FEDERAL OFFICIALS CLOSE THE INVESTIGATION INTO THE DEATH OF KYLEN ENGLISH
Public Affairs Officer
(614) 469-5715
DAYTON -- There is insufficient evidence to pursue federal criminal civil rights charges against Dayton, Ohio, Police Department (DPD) or Montgomery County, Ohio, Sheriff’s Office (MCSO) personnel concerning the death of Kylen English, the Justice Department announced today.
Officials from the Department of Justice’s Civil Rights Division, the U.S. Attorney’s Office for the Southern District of Ohio and the FBI met earlier today with representatives from Mr. English’s family and community leaders to advise them of this decision.

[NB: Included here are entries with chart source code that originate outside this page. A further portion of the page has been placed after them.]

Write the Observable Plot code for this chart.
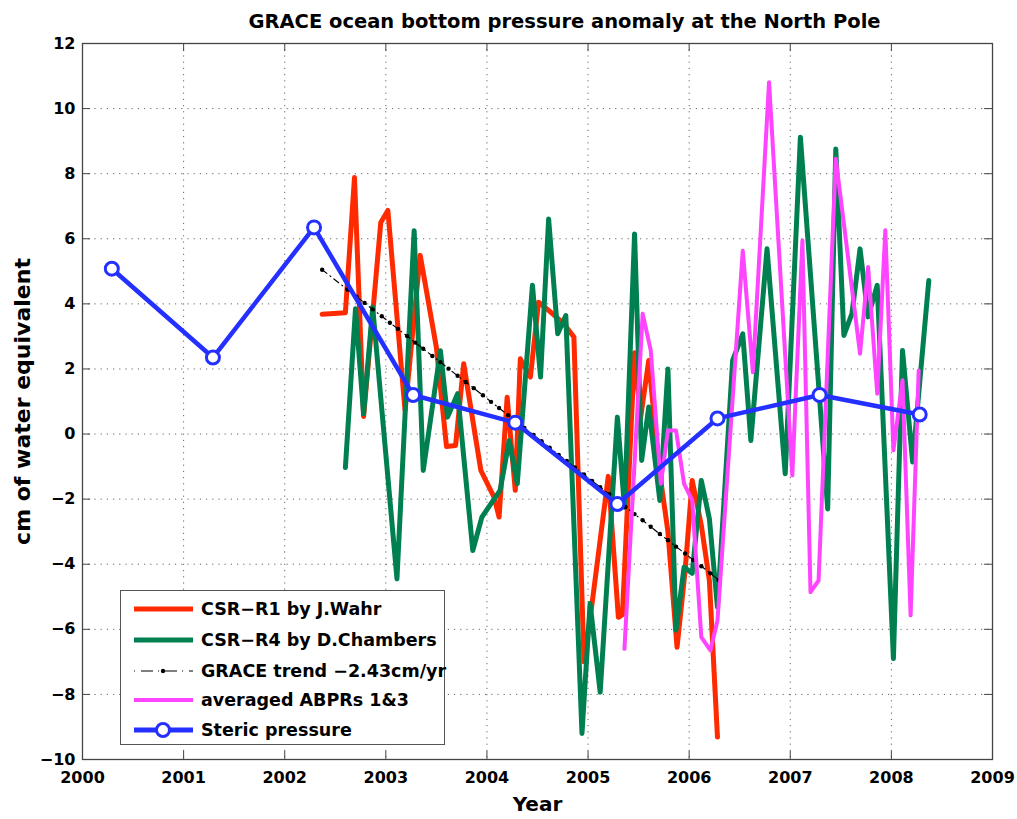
<!DOCTYPE html>
<html><head><meta charset="utf-8">
<script src="https://cdn.jsdelivr.net/npm/d3@7"></script>
<script src="https://cdn.jsdelivr.net/npm/@observablehq/plot@0.6"></script>
<style>
body{margin:0;background:#fff;}
#wrap{position:relative;width:1017px;height:819px;}
#legend{position:absolute;left:120px;top:590px;width:325px;height:155px;border:1px solid #555;background:#fff;box-sizing:border-box;font-family:"DejaVu Sans",sans-serif;font-weight:bold;font-size:17.5px;color:#000;}
.row{position:absolute;left:0;height:30px;width:320px;}
.row svg{position:absolute;left:12px;top:0;}
.row span{position:absolute;left:80px;top:0;line-height:30px;white-space:nowrap;}
</style></head><body><div id="wrap"><div id="legend"></div></div>
<script>
const titleText = "GRACE ocean bottom pressure anomaly at the North Pole";
const xLabel = "Year";
const yLabel = "cm of water equivalent";
const xTicks = [2000, 2001, 2002, 2003, 2004, 2005, 2006, 2007, 2008, 2009];
const yTicks = [-10, -8, -6, -4, -2, 0, 2, 4, 6, 8, 10, 12];

const seriesNames = ["CSR\u2212R1 by J.Wahr", "CSR\u2212R4 by D.Chambers", "GRACE trend \u22122.43cm/yr", "averaged ABPRs 1&3", "Steric pressure"];

const redYears = [2002.37, 2002.60, 2002.69, 2002.78, 2002.95, 2003.02, 2003.19, 2003.34, 2003.50, 2003.60, 2003.69, 2003.77, 2003.94, 2004.07, 2004.12, 2004.20, 2004.28, 2004.33, 2004.43, 2004.51, 2004.61, 2004.76, 2004.86, 2004.96, 2005.04, 2005.20, 2005.30, 2005.34, 2005.46, 2005.52, 2005.60, 2005.70, 2005.79, 2005.88, 2005.96, 2006.03, 2006.12, 2006.20, 2006.28];
const redValues = [3.68, 3.73, 7.88, 0.54, 6.50, 6.87, 0.72, 5.49, 2.66, -0.38, -0.35, 2.16, -1.12, -1.94, -2.55, 1.13, -1.73, 2.31, 1.75, 4.05, 3.80, 3.39, 2.98, -7.0, -5.2, -1.3, -5.63, -5.55, 2.5, 0.5, 2.26, -1.0, -3.0, -6.55, -4.2, -1.43, -2.8, -4.5, -9.31];

const greenYears = [2002.60, 2002.70, 2002.78, 2002.87, 2003.11, 2003.28, 2003.37, 2003.54, 2003.61, 2003.71, 2003.86, 2003.95, 2004.13, 2004.22, 2004.30, 2004.45, 2004.53, 2004.61, 2004.70, 2004.78, 2004.94, 2005.02, 2005.12, 2005.29, 2005.36, 2005.46, 2005.53, 2005.60, 2005.71, 2005.79, 2005.87, 2005.95, 2006.03, 2006.12, 2006.20, 2006.28, 2006.43, 2006.53, 2006.61, 2006.77, 2006.95, 2007.10, 2007.37, 2007.45, 2007.53, 2007.61, 2007.69, 2007.77, 2007.86, 2008.02, 2008.11, 2008.21, 2008.37];
const greenValues = [-1.03, 3.85, 0.62, 3.90, -4.45, 6.25, -1.12, 2.56, 0.52, 1.24, -3.58, -2.55, -1.73, -0.20, -1.53, 4.57, 1.75, 6.61, 3.08, 3.64, -9.20, -5.21, -7.93, 0.52, -2.25, 6.15, -0.81, 0.83, -2.04, 2.00, -6.03, -4.09, -4.28, -1.43, -2.60, -5.32, 2.26, 3.08, -0.20, 5.69, -1.22, 9.12, -2.30, 8.76, 3.03, 3.70, 5.69, 3.60, 4.57, -6.90, 2.57, -0.86, 4.72];

const trendYears = [2002.37, 2002.62, 2002.71, 2002.79, 2002.87, 2002.96, 2003.04, 2003.12, 2003.21, 2003.29, 2003.37, 2003.46, 2003.54, 2003.62, 2003.71, 2003.79, 2003.87, 2003.96, 2004.04, 2004.12, 2004.21, 2004.29, 2004.37, 2004.46, 2004.54, 2004.62, 2004.71, 2004.79, 2004.87, 2004.96, 2005.04, 2005.12, 2005.21, 2005.29, 2005.37, 2005.46, 2005.54, 2005.62, 2005.71, 2005.79, 2005.87, 2005.96, 2006.04, 2006.12, 2006.21, 2006.29];
const trendValues = [5.05, 4.44, 4.22, 4.03, 3.83, 3.62, 3.42, 3.23, 3.01, 2.81, 2.62, 2.40, 2.21, 2.01, 1.79, 1.60, 1.41, 1.19, 0.99, 0.80, 0.58, 0.38, 0.19, -0.03, -0.22, -0.42, -0.64, -0.83, -1.03, -1.24, -1.44, -1.63, -1.85, -2.05, -2.24, -2.46, -2.65, -2.85, -3.07, -3.26, -3.46, -3.67, -3.87, -4.06, -4.28, -4.48];

const pinkYears = [2005.36, 2005.54, 2005.62, 2005.72, 2005.79, 2005.87, 2005.95, 2006.03, 2006.12, 2006.21, 2006.28, 2006.53, 2006.63, 2006.79, 2007.02, 2007.12, 2007.20, 2007.28, 2007.45, 2007.69, 2007.77, 2007.86, 2007.94, 2008.02, 2008.11, 2008.19, 2008.27];
const pinkValues = [-6.60, 3.70, 2.57, -1.53, 0.11, 0.11, -1.53, -2.04, -6.24, -6.65, -5.73, 5.63, 1.90, 10.81, -1.27, 5.95, -4.86, -4.50, 8.46, 2.47, 5.13, 1.24, 6.26, -0.50, 1.65, -5.57, 1.95];

const stericYears = [2000.29, 2001.29, 2002.29, 2003.27, 2004.28, 2005.29, 2006.28, 2007.29, 2008.28];
const stericValues = [5.08, 2.35, 6.35, 1.20, 0.35, -2.15, 0.48, 1.20, 0.60];

const colors = {red: "#ff2a00", green: "#008050", black: "#000", pink: "#ff44ff", blue: "#2430ff"};

const rows = (ts, vs) => ts.map((t, i) => ({t, v: vs[i]}));
const red = rows(redYears, redValues);
const green = rows(greenYears, greenValues);
const trend = rows(trendYears, trendValues);
const pink = rows(pinkYears, pinkValues);
const steric = rows(stericYears, stericValues);

const font = "DejaVu Sans, sans-serif";
const chart = Plot.plot({
  width: 1017, height: 819,
  marginLeft: 82, marginRight: 25, marginTop: 43, marginBottom: 60,
  x: {domain: [2000, 2009], label: null},
  y: {domain: [-10, 12], label: null},
  style: {fontFamily: font, fontWeight: "bold", fontSize: "16px", color: "#000", background: "#fff", overflow: "visible"},
  marks: [
    Plot.gridX(xTicks, {stroke: "#666", strokeOpacity: 1, strokeWidth: 1, strokeDasharray: "1.2,5"}),
    Plot.gridY(yTicks, {stroke: "#666", strokeOpacity: 1, strokeWidth: 1, strokeDasharray: "1.2,5"}),
    Plot.ruleX(xTicks, {x: d => d, y1: -10, y2: -9.75, stroke: "#444"}),
    Plot.ruleX(xTicks, {x: d => d, y1: 12, y2: 11.75, stroke: "#444"}),
    Plot.ruleY(yTicks, {y: d => d, x1: 2000, x2: 2000.08, stroke: "#444"}),
    Plot.ruleY(yTicks, {y: d => d, x1: 2009, x2: 2008.92, stroke: "#444"}),
    Plot.axisX(xTicks, {tickSize: 0, tickPadding: 12, tickFormat: d => String(d), label: null, fontSize: 16, fontWeight: "bold"}),
    Plot.axisY(yTicks, {tickSize: 0, tickPadding: 7, label: null, fontSize: 16, fontWeight: "bold"}),
    Plot.line(red, {x: "t", y: "v", stroke: colors.red, strokeWidth: 5}),
    Plot.line(green, {x: "t", y: "v", stroke: colors.green, strokeWidth: 5}),
    Plot.line(trend, {x: "t", y: "v", stroke: colors.black, strokeWidth: 1.2, strokeDasharray: "6,4,1,4"}),
    Plot.dot(trend, {x: "t", y: "v", r: 2.2, fill: colors.black}),
    Plot.line(pink, {x: "t", y: "v", stroke: colors.pink, strokeWidth: 4}),
    Plot.line(steric, {x: "t", y: "v", stroke: colors.blue, strokeWidth: 4.5}),
    Plot.dot(steric, {x: "t", y: "v", r: 6.5, stroke: colors.blue, strokeWidth: 3, fill: "#fff"}),
    Plot.frame({stroke: "#444", strokeWidth: 1.3}),
    Plot.text([titleText], {text: d => d, frameAnchor: "top", dx: 27, dy: -22, fontSize: 19.5, fontWeight: "bold", lineAnchor: "middle"}),
    Plot.text([xLabel], {text: d => d, frameAnchor: "bottom", dy: 45, fontSize: 20, fontWeight: "bold", lineAnchor: "middle"}),
    Plot.text([yLabel], {text: d => d, frameAnchor: "left", dx: -60, rotate: -90, textAnchor: "middle", fontSize: 22, fontWeight: "bold", lineAnchor: "middle"})
  ]
});
document.getElementById("wrap").prepend(chart);

// Legend
const legend = document.getElementById("legend");
const centers = [18, 49, 80, 109, 139];
const swatchColors = [colors.red, colors.green, colors.black, colors.pink, colors.blue];
seriesNames.forEach((name, i) => {
  const row = document.createElement("div");
  row.className = "row";
  row.style.top = (centers[i] - 15) + "px";
  const ns = "http://www.w3.org/2000/svg";
  const svg = document.createElementNS(ns, "svg");
  svg.setAttribute("width", 62); svg.setAttribute("height", 30);
  const line = document.createElementNS(ns, "line");
  line.setAttribute("x1", 1); line.setAttribute("x2", 60);
  line.setAttribute("y1", 15); line.setAttribute("y2", 15);
  line.setAttribute("stroke", swatchColors[i]);
  line.setAttribute("stroke-width", i === 2 ? 1.2 : (i === 3 ? 4 : 5));
  if (i === 2) line.setAttribute("stroke-dasharray", "1,6,12,5,1,6,12,5");
  svg.appendChild(line);
  if (i === 2 || i === 4) {
    const c = document.createElementNS(ns, "circle");
    c.setAttribute("cx", 30); c.setAttribute("cy", 15);
    c.setAttribute("r", i === 2 ? 2.2 : 6.5);
    c.setAttribute("fill", i === 2 ? "#000" : "#fff");
    if (i === 4) { c.setAttribute("stroke", colors.blue); c.setAttribute("stroke-width", 3); }
    svg.appendChild(c);
  }
  row.appendChild(svg);
  const sp = document.createElement("span");
  sp.textContent = name;
  row.appendChild(sp);
  legend.appendChild(row);
});
</script>
</body></html>
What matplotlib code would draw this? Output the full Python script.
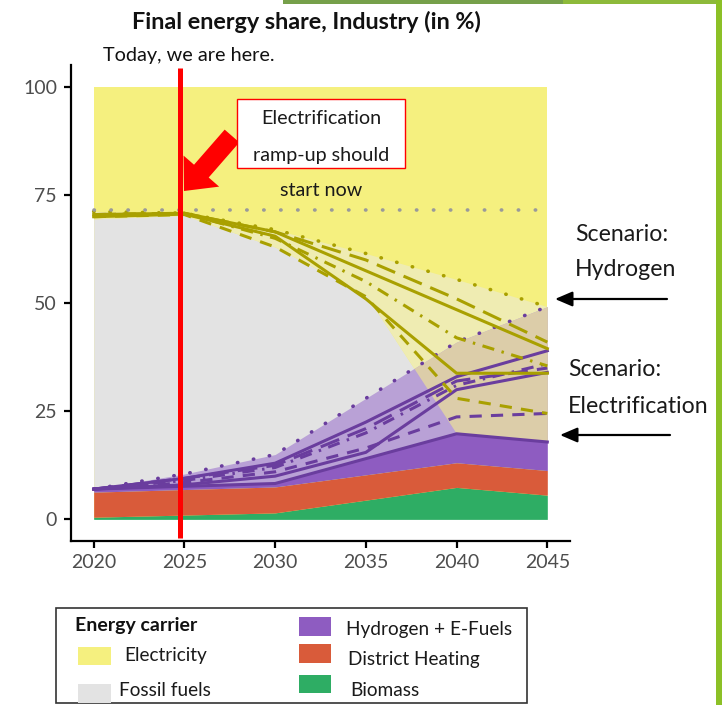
import numpy as np
import matplotlib
matplotlib.use('Agg')
import matplotlib.pyplot as plt
from matplotlib.patches import Rectangle

plt.rcParams['font.family'] = ['Lato', 'DejaVu Sans']

# ---------------- data ----------------
years = [2020, 2025, 2030, 2035, 2040, 2045]
biomass = [0.5, 1.0, 1.5, 4.45, 7.4, 5.6]
district_heating = [5.8, 5.9, 6.0, 5.85, 5.7, 5.7]
hydrogen = [0.7, 0.75, 0.8, 3.75, 6.7, 6.6]
fossil = [62.5, 62.65, 54.7, 37.95, 0.0, 0.0]

# scenario ranges (upper bounds, cumulative level in %)
elec_range_top = [71.2, 70.8, 67.0, 61.5, 55.5, 49.2]
h2_range_top = [7.0, 10.5, 15.0, 28.0, 41.0, 49.2]

# electricity-boundary scenario lines
elec_lines = {
    'solid1': [70.5, 70.8, 66.5, 57.5, 48.5, 39.5],
    'solid2': [70.0, 70.6, 65.5, 51.0, 33.8, 33.8],
    'dashed': [70.0, 70.5, 63.0, 51.5, 28.0, 24.5],
    'dashdot': [70.5, 70.8, 65.0, 55.0, 42.0, 35.5],
    'longdash': [70.5, 70.8, 66.5, 60.0, 51.0, 41.0],
}
# hydrogen-boundary scenario lines
h2_lines = {
    'solid1': [7.0, 9.5, 13.0, 22.5, 33.0, 39.0],
    'solid2': [7.0, 8.0, 10.0, 15.5, 30.0, 34.0],
    'dashed': [7.0, 8.5, 11.0, 16.5, 23.7, 24.5],
    'dashdot': [7.0, 9.0, 12.0, 20.0, 31.0, 36.0],
    'longdash': [7.0, 9.5, 12.5, 21.0, 32.0, 35.0],
}
ref_level = 71.5
today_year = 2024.75

xticks = [2020, 2025, 2030, 2035, 2040, 2045]
yticks = [0, 25, 50, 75, 100]

legend_labels_left = ['Electricity', 'Fossil fuels']
legend_labels_right = ['Hydrogen + E-Fuels', 'District Heating', 'Biomass']

# ---------------- colours ----------------
c_yellow = '#F5F07F'
c_gray = '#E3E3E3'
c_lyellow = '#EFECB2'
c_lpurple = '#B9A1D6'
c_tan = '#DCCDA9'
c_purple = '#8E5CC1'
c_red = '#D95B3A'
c_green = '#2EAD64'
c_olive = '#A9A000'
c_pline = '#6A3D9E'

W, H = 722, 705
fig = plt.figure(figsize=(W / 100, H / 100), dpi=100)
ax = fig.add_axes([71 / W, 1 - 541 / H, 499 / W, 475.6 / H])
ax.set_xlim(2018.75, 2046.25)
ax.set_ylim(-5, 105)

yrs = np.array(years, float)
b = np.array(biomass)
dh_top = b + np.array(district_heating)
h_top = dh_top + np.array(hydrogen)
f_top = h_top + np.array(fossil)
e_hi = np.array(elec_range_top)
h_hi = np.array(h2_range_top)

ax.fill_between(yrs, 0, 100, color=c_yellow, lw=0)
ax.fill_between(yrs, h_top, f_top, color=c_gray, lw=0)
ax.fill_between(yrs, f_top, e_hi, color=c_lyellow, lw=0)
ax.fill_between(yrs, h_top, h_hi, color=c_lpurple, lw=0)
# overlap of both ranges
xs = np.linspace(yrs[0], yrs[-1], 1001)
lo_ov = np.maximum(np.interp(xs, yrs, f_top), np.interp(xs, yrs, h_top))
hi_ov = np.minimum(np.interp(xs, yrs, e_hi), np.interp(xs, yrs, h_hi))
ax.fill_between(xs, lo_ov, hi_ov, where=hi_ov > lo_ov, color=c_tan, lw=0)

ax.fill_between(yrs, 0, b, color=c_green, lw=0)
ax.fill_between(yrs, b, dh_top, color=c_red, lw=0)
ax.fill_between(yrs, dh_top, h_top, color=c_purple, lw=0)

styles = {
    'solid1': '-',
    'solid2': '-',
    'dashed': (0, (4, 3)),
    'dashdot': (0, (4, 2.5, 0.8, 2.5)),
    'longdash': (0, (6.5, 3)),
}
lw = 2.2
ax.plot(yrs, h_top, color=c_pline, lw=lw)
for k, v in h2_lines.items():
    ax.plot(yrs, v, color=c_pline, lw=lw, linestyle=styles[k])
ax.plot(yrs, h_hi, color=c_pline, lw=2.6, linestyle=(0, (0.1, 4.4)),
        dash_capstyle='round')
for k, v in elec_lines.items():
    ax.plot(yrs, v, color=c_olive, lw=lw, linestyle=styles[k])
ax.plot(yrs, e_hi, color=c_olive, lw=2.6, linestyle=(0, (0.1, 4.4)),
        dash_capstyle='round')
ax.plot([yrs[0], yrs[-1]], [ref_level, ref_level], color='#9A9A9A', lw=2.6,
        linestyle=(0, (0.1, 4.6)), dash_capstyle='round')

ax.plot([today_year, today_year], [-4.2, 104.4], color='#FF0000', lw=3.6,
        solid_capstyle='butt', clip_on=False, zorder=5)

for s in ['top', 'right']:
    ax.spines[s].set_visible(False)
for s in ['left', 'bottom']:
    ax.spines[s].set_linewidth(1.6)
    ax.spines[s].set_color('black')
ax.set_xticks(xticks)
ax.set_yticks(yticks)
ax.tick_params(length=5, width=1.6, colors='black', labelcolor='#4D4D4D',
               labelsize=14)
ax.tick_params(axis='x', pad=4)
ax.tick_params(axis='y', pad=5)


def ftxt(x, y, s, **kw):
    fig.text(x / W, 1 - y / H, s, **kw)


# title and annotations
ftxt(306, 22, 'Final energy share, Industry (in %)', ha='center', va='center',
     fontsize=16.8, fontweight='bold', color='#111111')
ftxt(103, 55, 'Today, we are here.', ha='left', va='center', fontsize=14.3,
     color='#111111')

fig.add_artist(Rectangle((237 / W, 1 - 168 / H), 168 / W, 69 / H,
                         transform=fig.transFigure, facecolor='white',
                         edgecolor='#FF0000', lw=1.0))
for txt, y in [('Electrification', 119), ('ramp-up should', 155),
               ('start now', 191)]:
    ftxt(321, y, txt, ha='center', va='center', fontsize=14.2, color='#1a1a1a')

ax.annotate('', xy=(184, H - 191), xycoords='figure pixels',
            xytext=(232, H - 136), textcoords='figure pixels',
            arrowprops=dict(arrowstyle='simple,head_length=1.9,head_width=3.4,tail_width=1.4',
                            mutation_scale=10, color='#FF0000', lw=0,
                            shrinkA=0, shrinkB=0))

ftxt(575, 235, 'Scenario:', ha='left', va='center', fontsize=16.7, color='#1a1a1a')
ftxt(575, 270, 'Hydrogen', ha='left', va='center', fontsize=16.7, color='#1a1a1a')
ftxt(568, 370, 'Scenario:', ha='left', va='center', fontsize=16.7, color='#1a1a1a')
ftxt(568, 406, 'Electrification', ha='left', va='center', fontsize=16.7,
     color='#1a1a1a')
for (x0, x1, y) in [(667, 555, 299), (670, 560, 435)]:
    ax.annotate('', xy=(x1, H - y), xycoords='figure pixels',
                xytext=(x0, H - y), textcoords='figure pixels',
                arrowprops=dict(arrowstyle='-|>,head_length=0.7,head_width=0.3',
                                mutation_scale=15, color='black', lw=1.6,
                                shrinkA=0, shrinkB=0))

# legend box
fig.add_artist(Rectangle((56 / W, 1 - 703 / H), 471 / W, 95 / H,
                         transform=fig.transFigure, facecolor='white',
                         edgecolor='#333333', lw=1.2))
ftxt(75, 625, 'Energy carrier', ha='left', va='center', fontsize=14,
     fontweight='bold', color='#111111')
left_sw = [(c_yellow, 647, 665, 124, 655), (c_gray, 684, 703, 119, 690)]
for (c, y0, y1, tx, ty), lab in zip(left_sw, legend_labels_left):
    fig.add_artist(Rectangle((78 / W, 1 - y1 / H), 33 / W, (y1 - y0) / H,
                             transform=fig.transFigure, facecolor=c, lw=0))
    ftxt(tx, ty, lab, ha='left', va='center', fontsize=13.7, color='#1a1a1a')
right_sw = [(c_purple, 617, 636, 346, 630), (c_red, 644, 663, 348, 660),
            (c_green, 675, 693, 350, 690)]
for (c, y0, y1, tx, ty), lab in zip(right_sw, legend_labels_right):
    fig.add_artist(Rectangle((299 / W, 1 - y1 / H), 32 / W, (y1 - y0) / H,
                             transform=fig.transFigure, facecolor=c, lw=0))
    ftxt(tx, ty, lab, ha='left', va='center', fontsize=13.7, color='#1a1a1a')

# slide decorations
fig.add_artist(Rectangle((283 / W, 1 - 4 / H), 280 / W, 4 / H,
                         transform=fig.transFigure, facecolor='#76A04A', lw=0))
fig.add_artist(Rectangle((563 / W, 1 - 4 / H), 159 / W, 4 / H,
                         transform=fig.transFigure, facecolor='#8DBA3A', lw=0))
fig.add_artist(Rectangle((716 / W, 0), 6 / W, 1,
                         transform=fig.transFigure, facecolor='#8CC026', lw=0))

fig.savefig('out.png', dpi=100)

The department conducted a comprehensive independent investigation of the events that resulted in English?s death on July 16, 2011. The investigation reviewed all of the investigative materials generated by the DPD and MCSO, including statements made by police and jail officers, civilian witness interviews, incident reports, dispatch records, images from the jail video, transcripts from the mobile video recorder of the patrol car in which English was transported, hospital records and the medical examiner’s report. The FBI also independently interviewed the civilian witnesses who indicated they saw English escape from a patrol car on the Salem Avenue Bridge and then jump from the bridge voluntarily. After careful examination of all of the evidence, the Department of Justice’s Civil Rights Division, the U.S. Attorney’s Office for the Southern District of Ohio and the FBI determined that the incident did not constitute a prosecutable violation of the federal criminal civil rights statutes.
Under the applicable federal criminal civil rights laws, prosecutors must establish, beyond a reasonable doubt, that a law enforcement officer willfully deprived an individual of a constitutional right, meaning with the deliberate and specific intent to do something the law forbids. Experienced civil rights prosecutors reviewed all of the reports generated during the investigation. Based on that review, federal officials determined that all of the evidence indicates that during transport to the Montgomery County Jail, English broke the rear passenger window of a DPD patrol car as it crossed the Salem Avenue Bridge, escaped through the window and immediately jumped from the bridge to his death. There is a lack of evidence to contradict the medical examiner’s finding that English committed suicide or to support the allegations of misconduct by law enforcement that surfaced following Mr. English’s death. Accordingly, the department has closed this investigation without prosecution.
The Justice Department is committed to investigations of allegations of excessive force by law enforcement officers and will continue to devote the resources required to ensure that all allegations of serious civil rights violations are fully and completely investigated. The department aggressively prosecutes criminal civil rights violations whenever there is sufficient evidence to do so.